OBJECTIVE.
Copy the data that follows, character for character, minus the pictures.

GIVEN INFORMATION.
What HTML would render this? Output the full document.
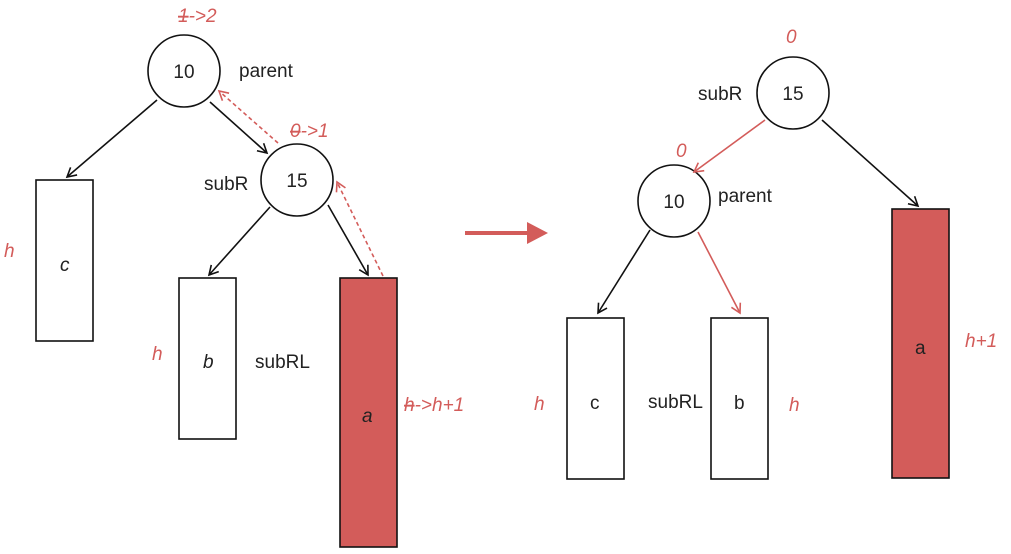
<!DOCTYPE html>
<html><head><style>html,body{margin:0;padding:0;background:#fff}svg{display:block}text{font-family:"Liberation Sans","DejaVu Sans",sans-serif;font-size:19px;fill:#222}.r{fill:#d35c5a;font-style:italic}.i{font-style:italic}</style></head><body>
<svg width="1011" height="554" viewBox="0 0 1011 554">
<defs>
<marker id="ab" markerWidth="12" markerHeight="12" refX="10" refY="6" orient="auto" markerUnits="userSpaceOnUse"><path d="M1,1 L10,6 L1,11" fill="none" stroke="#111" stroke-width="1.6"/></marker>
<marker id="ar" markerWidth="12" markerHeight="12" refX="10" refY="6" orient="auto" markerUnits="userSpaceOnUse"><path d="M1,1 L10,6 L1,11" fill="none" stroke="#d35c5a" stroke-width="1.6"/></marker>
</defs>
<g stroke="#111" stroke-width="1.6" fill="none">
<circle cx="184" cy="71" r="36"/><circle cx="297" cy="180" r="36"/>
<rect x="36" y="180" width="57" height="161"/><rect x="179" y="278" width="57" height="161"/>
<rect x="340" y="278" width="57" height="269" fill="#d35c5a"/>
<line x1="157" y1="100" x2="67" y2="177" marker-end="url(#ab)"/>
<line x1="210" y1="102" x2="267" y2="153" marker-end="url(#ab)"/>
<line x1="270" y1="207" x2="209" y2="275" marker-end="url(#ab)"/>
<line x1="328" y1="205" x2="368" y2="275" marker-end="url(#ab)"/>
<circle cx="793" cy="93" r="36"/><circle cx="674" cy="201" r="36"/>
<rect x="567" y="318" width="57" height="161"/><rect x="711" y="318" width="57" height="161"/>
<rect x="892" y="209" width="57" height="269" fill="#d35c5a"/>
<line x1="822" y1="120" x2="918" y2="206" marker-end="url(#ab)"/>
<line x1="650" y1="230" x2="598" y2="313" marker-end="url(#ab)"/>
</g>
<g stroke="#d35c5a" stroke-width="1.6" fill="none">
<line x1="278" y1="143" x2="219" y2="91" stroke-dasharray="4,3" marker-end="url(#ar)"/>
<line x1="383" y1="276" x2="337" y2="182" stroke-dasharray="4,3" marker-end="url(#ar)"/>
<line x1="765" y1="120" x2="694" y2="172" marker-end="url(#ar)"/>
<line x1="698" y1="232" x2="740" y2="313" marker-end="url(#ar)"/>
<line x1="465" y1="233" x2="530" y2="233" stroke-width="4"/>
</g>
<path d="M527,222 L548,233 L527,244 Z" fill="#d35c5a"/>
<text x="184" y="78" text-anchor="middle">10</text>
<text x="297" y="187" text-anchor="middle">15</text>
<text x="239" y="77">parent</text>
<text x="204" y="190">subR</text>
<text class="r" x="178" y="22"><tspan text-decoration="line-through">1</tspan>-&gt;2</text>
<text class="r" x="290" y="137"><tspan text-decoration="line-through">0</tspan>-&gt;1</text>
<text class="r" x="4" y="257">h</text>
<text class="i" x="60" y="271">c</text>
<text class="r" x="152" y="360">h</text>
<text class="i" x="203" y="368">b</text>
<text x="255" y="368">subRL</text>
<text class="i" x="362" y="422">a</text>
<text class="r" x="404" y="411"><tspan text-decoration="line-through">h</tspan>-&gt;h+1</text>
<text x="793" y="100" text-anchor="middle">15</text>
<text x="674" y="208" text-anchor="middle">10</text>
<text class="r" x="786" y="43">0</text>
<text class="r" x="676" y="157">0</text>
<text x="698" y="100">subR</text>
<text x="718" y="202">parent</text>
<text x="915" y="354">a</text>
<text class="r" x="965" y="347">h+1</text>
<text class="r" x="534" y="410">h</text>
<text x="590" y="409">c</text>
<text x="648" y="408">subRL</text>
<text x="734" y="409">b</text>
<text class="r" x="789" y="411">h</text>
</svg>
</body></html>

ANSWER FOR THIS EXERCISE.
What HTML would render this? Output the full document.
<!DOCTYPE html>
<html><head><style>html,body{margin:0;padding:0;background:#fff}svg{display:block}text{font-family:"Liberation Sans","DejaVu Sans",sans-serif;font-size:19px;fill:#222}.r{fill:#d35c5a;font-style:italic}.i{font-style:italic}</style></head><body>
<svg width="1011" height="554" viewBox="0 0 1011 554">
<defs>
<marker id="ab" markerWidth="12" markerHeight="12" refX="10" refY="6" orient="auto" markerUnits="userSpaceOnUse"><path d="M1,1 L10,6 L1,11" fill="none" stroke="#111" stroke-width="1.6"/></marker>
<marker id="ar" markerWidth="12" markerHeight="12" refX="10" refY="6" orient="auto" markerUnits="userSpaceOnUse"><path d="M1,1 L10,6 L1,11" fill="none" stroke="#d35c5a" stroke-width="1.6"/></marker>
</defs>
<g stroke="#111" stroke-width="1.6" fill="none">
<circle cx="184" cy="71" r="36"/><circle cx="297" cy="180" r="36"/>
<rect x="36" y="180" width="57" height="161"/><rect x="179" y="278" width="57" height="161"/>
<rect x="340" y="278" width="57" height="269" fill="#d35c5a"/>
<line x1="157" y1="100" x2="67" y2="177" marker-end="url(#ab)"/>
<line x1="210" y1="102" x2="267" y2="153" marker-end="url(#ab)"/>
<line x1="270" y1="207" x2="209" y2="275" marker-end="url(#ab)"/>
<line x1="328" y1="205" x2="368" y2="275" marker-end="url(#ab)"/>
<circle cx="793" cy="93" r="36"/><circle cx="674" cy="201" r="36"/>
<rect x="567" y="318" width="57" height="161"/><rect x="711" y="318" width="57" height="161"/>
<rect x="892" y="209" width="57" height="269" fill="#d35c5a"/>
<line x1="822" y1="120" x2="918" y2="206" marker-end="url(#ab)"/>
<line x1="650" y1="230" x2="598" y2="313" marker-end="url(#ab)"/>
</g>
<g stroke="#d35c5a" stroke-width="1.6" fill="none">
<line x1="278" y1="143" x2="219" y2="91" stroke-dasharray="4,3" marker-end="url(#ar)"/>
<line x1="383" y1="276" x2="337" y2="182" stroke-dasharray="4,3" marker-end="url(#ar)"/>
<line x1="765" y1="120" x2="694" y2="172" marker-end="url(#ar)"/>
<line x1="698" y1="232" x2="740" y2="313" marker-end="url(#ar)"/>
<line x1="465" y1="233" x2="530" y2="233" stroke-width="4"/>
</g>
<path d="M527,222 L548,233 L527,244 Z" fill="#d35c5a"/>
<text x="184" y="78" text-anchor="middle">10</text>
<text x="297" y="187" text-anchor="middle">15</text>
<text x="239" y="77">parent</text>
<text x="204" y="190">subR</text>
<text class="r" x="178" y="22"><tspan text-decoration="line-through">1</tspan>-&gt;2</text>
<text class="r" x="290" y="137"><tspan text-decoration="line-through">0</tspan>-&gt;1</text>
<text class="r" x="4" y="257">h</text>
<text class="i" x="60" y="271">c</text>
<text class="r" x="152" y="360">h</text>
<text class="i" x="203" y="368">b</text>
<text x="255" y="368">subRL</text>
<text class="i" x="362" y="422">a</text>
<text class="r" x="404" y="411"><tspan text-decoration="line-through">h</tspan>-&gt;h+1</text>
<text x="793" y="100" text-anchor="middle">15</text>
<text x="674" y="208" text-anchor="middle">10</text>
<text class="r" x="786" y="43">0</text>
<text class="r" x="676" y="157">0</text>
<text x="698" y="100">subR</text>
<text x="718" y="202">parent</text>
<text x="915" y="354">a</text>
<text class="r" x="965" y="347">h+1</text>
<text class="r" x="534" y="410">h</text>
<text x="590" y="409">c</text>
<text x="648" y="408">subRL</text>
<text x="734" y="409">b</text>
<text class="r" x="789" y="411">h</text>
</svg>
</body></html>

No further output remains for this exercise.